— TASK INSTRUCTIONS —
Transcribe every entry word for word. Skip the pictures.

==== PROVIDED ENTRIES ====

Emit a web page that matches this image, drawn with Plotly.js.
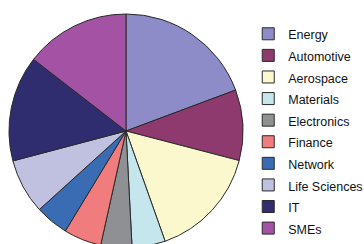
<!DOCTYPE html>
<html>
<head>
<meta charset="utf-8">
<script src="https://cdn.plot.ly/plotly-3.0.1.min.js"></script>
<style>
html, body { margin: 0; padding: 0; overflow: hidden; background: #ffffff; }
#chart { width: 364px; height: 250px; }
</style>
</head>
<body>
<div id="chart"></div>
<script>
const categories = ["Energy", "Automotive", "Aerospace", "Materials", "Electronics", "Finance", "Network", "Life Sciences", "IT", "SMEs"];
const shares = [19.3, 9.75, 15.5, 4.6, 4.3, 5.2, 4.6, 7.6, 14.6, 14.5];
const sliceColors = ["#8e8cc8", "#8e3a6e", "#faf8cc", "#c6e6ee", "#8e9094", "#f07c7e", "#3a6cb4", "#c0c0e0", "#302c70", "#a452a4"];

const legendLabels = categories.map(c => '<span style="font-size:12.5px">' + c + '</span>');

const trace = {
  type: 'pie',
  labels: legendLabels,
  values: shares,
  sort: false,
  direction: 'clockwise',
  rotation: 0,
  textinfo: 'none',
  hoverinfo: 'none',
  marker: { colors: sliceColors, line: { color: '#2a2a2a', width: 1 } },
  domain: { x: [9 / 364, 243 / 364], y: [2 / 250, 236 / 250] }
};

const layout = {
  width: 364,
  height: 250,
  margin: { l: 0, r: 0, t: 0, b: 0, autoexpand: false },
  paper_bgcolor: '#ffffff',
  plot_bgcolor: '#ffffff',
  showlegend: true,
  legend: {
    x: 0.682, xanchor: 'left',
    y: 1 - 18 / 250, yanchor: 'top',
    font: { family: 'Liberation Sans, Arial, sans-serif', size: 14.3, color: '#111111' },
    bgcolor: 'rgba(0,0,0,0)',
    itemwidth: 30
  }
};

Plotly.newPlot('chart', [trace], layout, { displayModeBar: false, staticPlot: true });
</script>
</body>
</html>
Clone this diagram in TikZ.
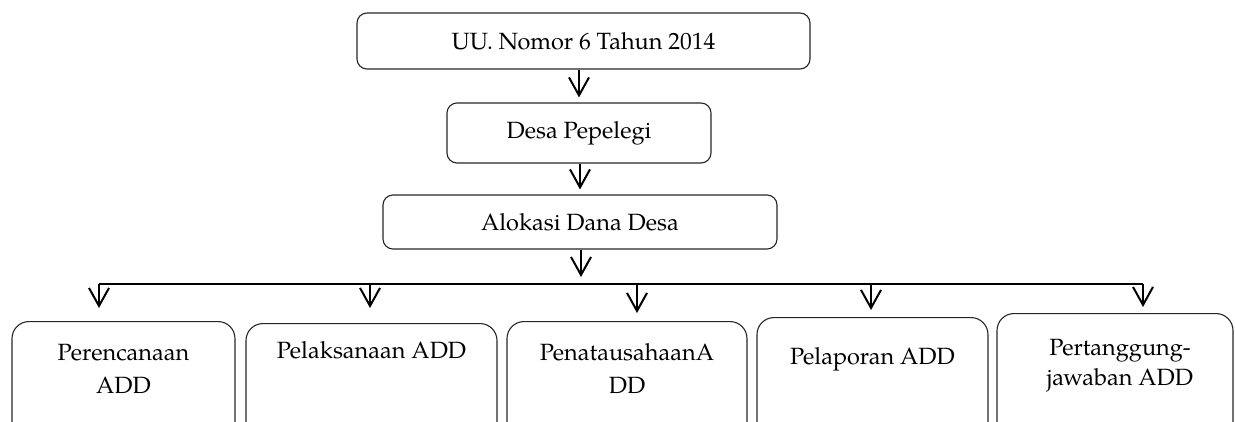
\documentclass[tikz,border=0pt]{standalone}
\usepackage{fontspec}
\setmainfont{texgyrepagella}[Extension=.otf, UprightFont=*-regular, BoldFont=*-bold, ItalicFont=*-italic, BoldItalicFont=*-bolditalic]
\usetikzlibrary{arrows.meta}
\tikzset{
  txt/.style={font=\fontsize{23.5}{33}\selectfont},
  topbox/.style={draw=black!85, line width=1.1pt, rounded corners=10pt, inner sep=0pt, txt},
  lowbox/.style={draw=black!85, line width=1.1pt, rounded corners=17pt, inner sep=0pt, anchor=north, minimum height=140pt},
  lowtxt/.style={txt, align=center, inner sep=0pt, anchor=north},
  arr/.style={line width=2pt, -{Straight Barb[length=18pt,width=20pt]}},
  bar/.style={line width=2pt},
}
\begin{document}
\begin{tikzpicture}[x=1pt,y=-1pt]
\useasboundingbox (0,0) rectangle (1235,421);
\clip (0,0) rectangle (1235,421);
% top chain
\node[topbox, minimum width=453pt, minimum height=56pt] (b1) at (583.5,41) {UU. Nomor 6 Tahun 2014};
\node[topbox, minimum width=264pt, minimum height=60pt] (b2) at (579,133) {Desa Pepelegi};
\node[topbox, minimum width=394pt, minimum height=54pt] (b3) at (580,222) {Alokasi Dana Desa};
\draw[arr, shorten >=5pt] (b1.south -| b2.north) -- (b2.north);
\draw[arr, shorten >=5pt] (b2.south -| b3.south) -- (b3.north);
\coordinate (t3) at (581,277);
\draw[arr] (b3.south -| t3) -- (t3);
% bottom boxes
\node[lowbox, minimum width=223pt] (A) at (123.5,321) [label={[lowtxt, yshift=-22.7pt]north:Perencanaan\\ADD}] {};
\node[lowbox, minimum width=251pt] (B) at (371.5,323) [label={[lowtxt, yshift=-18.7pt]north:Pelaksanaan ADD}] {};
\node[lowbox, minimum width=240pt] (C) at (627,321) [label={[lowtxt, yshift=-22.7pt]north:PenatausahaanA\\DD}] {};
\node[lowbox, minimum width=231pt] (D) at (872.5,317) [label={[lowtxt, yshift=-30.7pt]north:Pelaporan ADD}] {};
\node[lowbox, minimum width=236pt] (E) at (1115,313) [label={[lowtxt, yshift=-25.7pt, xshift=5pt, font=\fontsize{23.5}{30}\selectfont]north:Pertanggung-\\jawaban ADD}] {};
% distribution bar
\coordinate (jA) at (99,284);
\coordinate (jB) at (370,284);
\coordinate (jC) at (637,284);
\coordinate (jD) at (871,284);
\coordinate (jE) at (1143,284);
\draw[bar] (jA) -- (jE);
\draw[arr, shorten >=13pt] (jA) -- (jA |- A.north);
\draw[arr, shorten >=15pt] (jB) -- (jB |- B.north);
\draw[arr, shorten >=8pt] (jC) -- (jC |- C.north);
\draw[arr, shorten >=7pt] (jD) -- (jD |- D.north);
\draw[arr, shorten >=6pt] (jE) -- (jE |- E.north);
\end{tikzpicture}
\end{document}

====

— RIGHT ANSWER —
Emit a web page that matches this image, drawn with Plotly.js.
<!DOCTYPE html>
<html>
<head>
<meta charset="utf-8">
<script src="https://cdn.plot.ly/plotly-3.0.1.min.js"></script>
<style>
html, body { margin: 0; padding: 0; overflow: hidden; background: #ffffff; }
#chart { width: 364px; height: 250px; }
</style>
</head>
<body>
<div id="chart"></div>
<script>
const categories = ["Energy", "Automotive", "Aerospace", "Materials", "Electronics", "Finance", "Network", "Life Sciences", "IT", "SMEs"];
const shares = [19.3, 9.75, 15.5, 4.6, 4.3, 5.2, 4.6, 7.6, 14.6, 14.5];
const sliceColors = ["#8e8cc8", "#8e3a6e", "#faf8cc", "#c6e6ee", "#8e9094", "#f07c7e", "#3a6cb4", "#c0c0e0", "#302c70", "#a452a4"];

const legendLabels = categories.map(c => '<span style="font-size:12.5px">' + c + '</span>');

const trace = {
  type: 'pie',
  labels: legendLabels,
  values: shares,
  sort: false,
  direction: 'clockwise',
  rotation: 0,
  textinfo: 'none',
  hoverinfo: 'none',
  marker: { colors: sliceColors, line: { color: '#2a2a2a', width: 1 } },
  domain: { x: [9 / 364, 243 / 364], y: [2 / 250, 236 / 250] }
};

const layout = {
  width: 364,
  height: 250,
  margin: { l: 0, r: 0, t: 0, b: 0, autoexpand: false },
  paper_bgcolor: '#ffffff',
  plot_bgcolor: '#ffffff',
  showlegend: true,
  legend: {
    x: 0.682, xanchor: 'left',
    y: 1 - 18 / 250, yanchor: 'top',
    font: { family: 'Liberation Sans, Arial, sans-serif', size: 14.3, color: '#111111' },
    bgcolor: 'rgba(0,0,0,0)',
    itemwidth: 30
  }
};

Plotly.newPlot('chart', [trace], layout, { displayModeBar: false, staticPlot: true });
</script>
</body>
</html>
Clone this diagram in TikZ.
\documentclass[tikz,border=0pt]{standalone}
\usepackage{fontspec}
\setmainfont{texgyrepagella}[Extension=.otf, UprightFont=*-regular, BoldFont=*-bold, ItalicFont=*-italic, BoldItalicFont=*-bolditalic]
\usetikzlibrary{arrows.meta}
\tikzset{
  txt/.style={font=\fontsize{23.5}{33}\selectfont},
  topbox/.style={draw=black!85, line width=1.1pt, rounded corners=10pt, inner sep=0pt, txt},
  lowbox/.style={draw=black!85, line width=1.1pt, rounded corners=17pt, inner sep=0pt, anchor=north, minimum height=140pt},
  lowtxt/.style={txt, align=center, inner sep=0pt, anchor=north},
  arr/.style={line width=2pt, -{Straight Barb[length=18pt,width=20pt]}},
  bar/.style={line width=2pt},
}
\begin{document}
\begin{tikzpicture}[x=1pt,y=-1pt]
\useasboundingbox (0,0) rectangle (1235,421);
\clip (0,0) rectangle (1235,421);
% top chain
\node[topbox, minimum width=453pt, minimum height=56pt] (b1) at (583.5,41) {UU. Nomor 6 Tahun 2014};
\node[topbox, minimum width=264pt, minimum height=60pt] (b2) at (579,133) {Desa Pepelegi};
\node[topbox, minimum width=394pt, minimum height=54pt] (b3) at (580,222) {Alokasi Dana Desa};
\draw[arr, shorten >=5pt] (b1.south -| b2.north) -- (b2.north);
\draw[arr, shorten >=5pt] (b2.south -| b3.south) -- (b3.north);
\coordinate (t3) at (581,277);
\draw[arr] (b3.south -| t3) -- (t3);
% bottom boxes
\node[lowbox, minimum width=223pt] (A) at (123.5,321) [label={[lowtxt, yshift=-22.7pt]north:Perencanaan\\ADD}] {};
\node[lowbox, minimum width=251pt] (B) at (371.5,323) [label={[lowtxt, yshift=-18.7pt]north:Pelaksanaan ADD}] {};
\node[lowbox, minimum width=240pt] (C) at (627,321) [label={[lowtxt, yshift=-22.7pt]north:PenatausahaanA\\DD}] {};
\node[lowbox, minimum width=231pt] (D) at (872.5,317) [label={[lowtxt, yshift=-30.7pt]north:Pelaporan ADD}] {};
\node[lowbox, minimum width=236pt] (E) at (1115,313) [label={[lowtxt, yshift=-25.7pt, xshift=5pt, font=\fontsize{23.5}{30}\selectfont]north:Pertanggung-\\jawaban ADD}] {};
% distribution bar
\coordinate (jA) at (99,284);
\coordinate (jB) at (370,284);
\coordinate (jC) at (637,284);
\coordinate (jD) at (871,284);
\coordinate (jE) at (1143,284);
\draw[bar] (jA) -- (jE);
\draw[arr, shorten >=13pt] (jA) -- (jA |- A.north);
\draw[arr, shorten >=15pt] (jB) -- (jB |- B.north);
\draw[arr, shorten >=8pt] (jC) -- (jC |- C.north);
\draw[arr, shorten >=7pt] (jD) -- (jD |- D.north);
\draw[arr, shorten >=6pt] (jE) -- (jE |- E.north);
\end{tikzpicture}
\end{document}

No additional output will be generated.